Adalah: Israel’s revocation of protest permit, demolition of protest tent in Rahat violates Bedouin citizens’ freedom of expression

Israeli police had issued permit for the protest, then reneged, arresting five protesters and demolishing their tent; Rahat residents are protesting discriminatory policies of Israel’s Bedouin Authority and the Israel Land Authority.

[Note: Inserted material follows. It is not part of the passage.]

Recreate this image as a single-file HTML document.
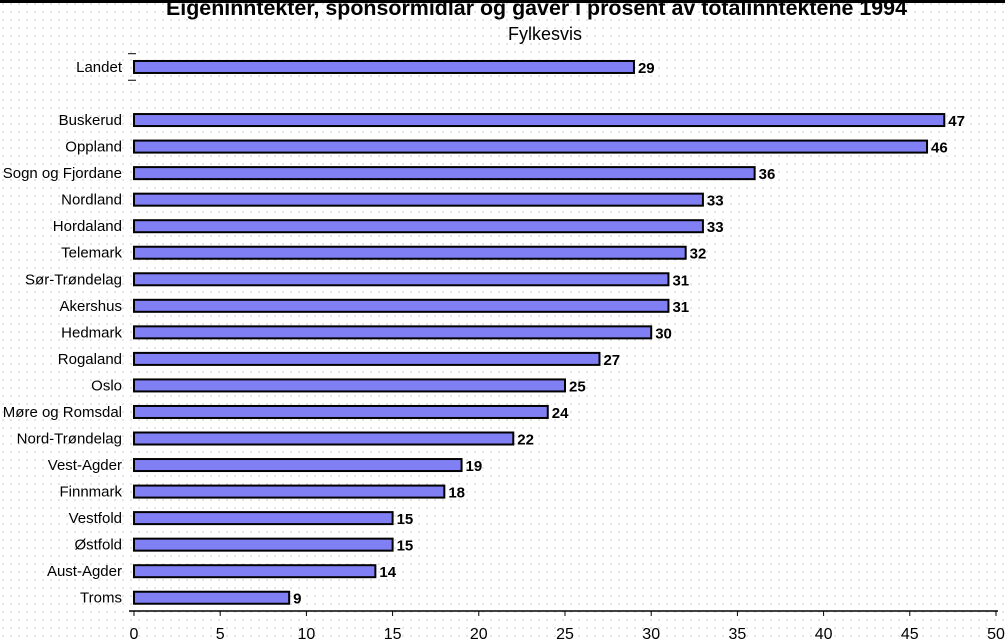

On 22 September 2022, Adalah sent a letter to Israel Police Commissioner Yaakov Shabtai, commander of Police Southern District Police Peretz Amar, and Attorney General Gali Baharav-Miara, demanding the immediate cancellation of the police’s decision to ban a Bedouin protest and demolish a protest tent in Rahat, the largest of the seven government-planned towns established for Palestinian Bedouin citizens in the Naqab (Negev).

 

Adalah’s demand followed the demolition of the protest tent set up by residents in protest against the discriminatory policies of the Bedouin Authority and the Israel Lands Authority (ILA) in planning and building processes in the town, and specifically, due to the refusal to market plots for housing for local residents in the southern section of Rahat.

 

CLICK HERE to read Adalah’s letter [Hebrew]

 

On 18 September 2022, following a request by the protest’s organizers,  Israeli police issued a permit to hold the protest and set up a protest tent. Shortly thereafter, police informed the organizers that the permit was null and void. According to the police, the ILA, which controls the land on which the tent was set up, notified them that a special ILA permit was necessary to hold the protest at that location.  

 

The next day, police forces arrived at the compound and arrested five activists, and since then, additional participants have been called in for questioning concerning the protest tent. On 22 September 2022, large police forces surrounded the complex and destroyed the protest tent.

 

In the letter, Adalah Attorney Adi Mansour argued that the decision to revoke the protest permit and the demolition of the protest tent constitutes a severe violation of the residents' freedom of expression and their right to protest against the ILA and its policies. Adalah further contended that the decision had no legal basis, and was disproportionate and unreasonable. The demolition of the protest tent violates past Israeli Supreme Court decisions, as well as directives of the AG and the police.